* DATA EXCERPT *

★ ★ ★ ★ ★

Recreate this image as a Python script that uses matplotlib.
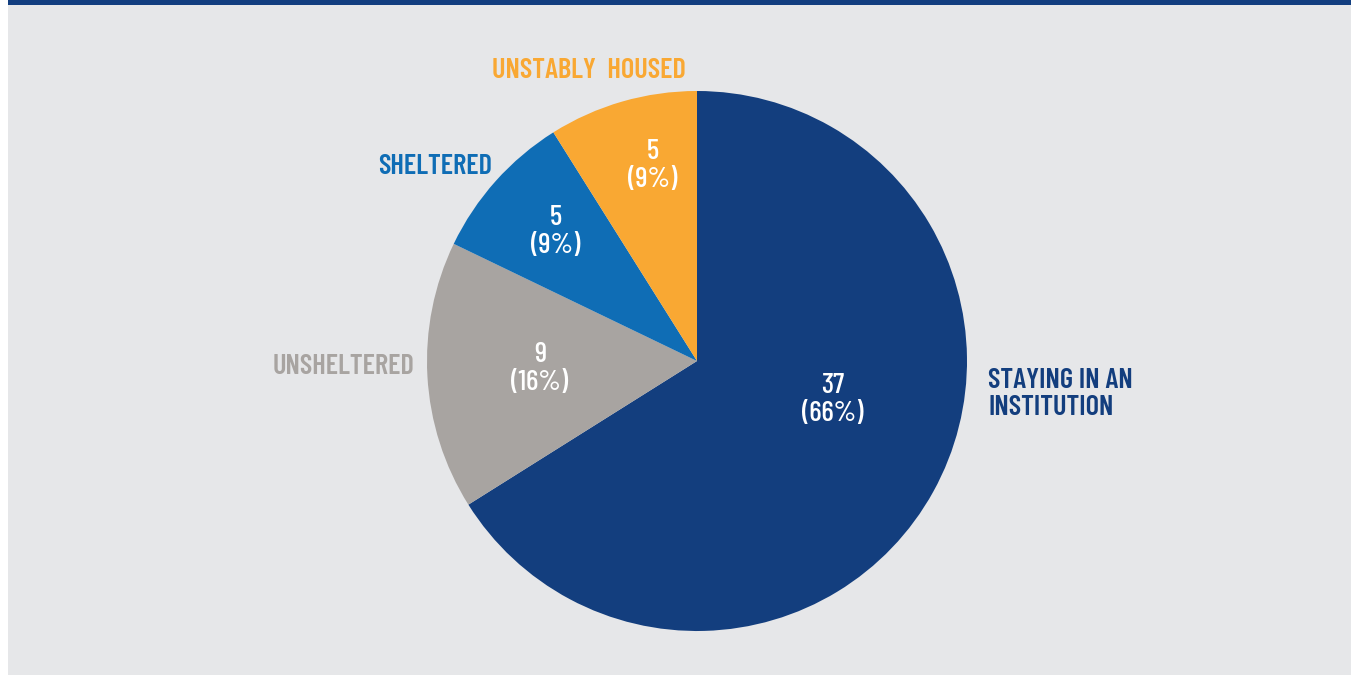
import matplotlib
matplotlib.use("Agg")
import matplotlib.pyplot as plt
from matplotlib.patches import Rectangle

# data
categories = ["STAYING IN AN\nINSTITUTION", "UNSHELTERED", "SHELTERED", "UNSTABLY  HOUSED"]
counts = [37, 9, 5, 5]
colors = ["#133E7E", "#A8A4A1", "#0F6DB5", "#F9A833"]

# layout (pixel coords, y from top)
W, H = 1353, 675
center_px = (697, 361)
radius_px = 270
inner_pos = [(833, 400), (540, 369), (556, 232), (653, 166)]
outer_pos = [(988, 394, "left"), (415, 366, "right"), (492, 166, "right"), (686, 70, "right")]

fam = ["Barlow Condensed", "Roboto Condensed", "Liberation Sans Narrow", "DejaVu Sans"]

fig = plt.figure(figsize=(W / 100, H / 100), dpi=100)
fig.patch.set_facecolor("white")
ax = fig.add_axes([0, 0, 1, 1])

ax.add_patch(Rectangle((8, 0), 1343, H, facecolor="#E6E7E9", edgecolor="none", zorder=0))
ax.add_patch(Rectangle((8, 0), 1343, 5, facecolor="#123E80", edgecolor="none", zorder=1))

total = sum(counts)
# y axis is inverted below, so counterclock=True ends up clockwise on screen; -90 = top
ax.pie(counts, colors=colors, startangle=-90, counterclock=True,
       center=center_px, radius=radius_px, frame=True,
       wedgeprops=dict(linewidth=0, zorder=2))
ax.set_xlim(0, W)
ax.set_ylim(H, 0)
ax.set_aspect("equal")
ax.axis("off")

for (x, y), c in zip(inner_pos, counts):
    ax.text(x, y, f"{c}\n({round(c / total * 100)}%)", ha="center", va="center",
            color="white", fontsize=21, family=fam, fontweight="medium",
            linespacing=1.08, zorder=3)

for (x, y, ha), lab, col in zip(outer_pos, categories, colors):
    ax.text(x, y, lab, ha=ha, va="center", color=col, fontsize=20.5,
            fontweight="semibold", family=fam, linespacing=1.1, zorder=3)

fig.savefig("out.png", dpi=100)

★ ★ ★ ★ ★

With the pictures left out, transcribe the material exactly.

Recreate this image as a Python script that uses matplotlib.
import matplotlib
matplotlib.use("Agg")
import matplotlib.pyplot as plt
from matplotlib.patches import Rectangle

# data
categories = ["STAYING IN AN\nINSTITUTION", "UNSHELTERED", "SHELTERED", "UNSTABLY  HOUSED"]
counts = [37, 9, 5, 5]
colors = ["#133E7E", "#A8A4A1", "#0F6DB5", "#F9A833"]

# layout (pixel coords, y from top)
W, H = 1353, 675
center_px = (697, 361)
radius_px = 270
inner_pos = [(833, 400), (540, 369), (556, 232), (653, 166)]
outer_pos = [(988, 394, "left"), (415, 366, "right"), (492, 166, "right"), (686, 70, "right")]

fam = ["Barlow Condensed", "Roboto Condensed", "Liberation Sans Narrow", "DejaVu Sans"]

fig = plt.figure(figsize=(W / 100, H / 100), dpi=100)
fig.patch.set_facecolor("white")
ax = fig.add_axes([0, 0, 1, 1])

ax.add_patch(Rectangle((8, 0), 1343, H, facecolor="#E6E7E9", edgecolor="none", zorder=0))
ax.add_patch(Rectangle((8, 0), 1343, 5, facecolor="#123E80", edgecolor="none", zorder=1))

total = sum(counts)
# y axis is inverted below, so counterclock=True ends up clockwise on screen; -90 = top
ax.pie(counts, colors=colors, startangle=-90, counterclock=True,
       center=center_px, radius=radius_px, frame=True,
       wedgeprops=dict(linewidth=0, zorder=2))
ax.set_xlim(0, W)
ax.set_ylim(H, 0)
ax.set_aspect("equal")
ax.axis("off")

for (x, y), c in zip(inner_pos, counts):
    ax.text(x, y, f"{c}\n({round(c / total * 100)}%)", ha="center", va="center",
            color="white", fontsize=21, family=fam, fontweight="medium",
            linespacing=1.08, zorder=3)

for (x, y, ha), lab, col in zip(outer_pos, categories, colors):
    ax.text(x, y, lab, ha=ha, va="center", color=col, fontsize=20.5,
            fontweight="semibold", family=fam, linespacing=1.1, zorder=3)

fig.savefig("out.png", dpi=100)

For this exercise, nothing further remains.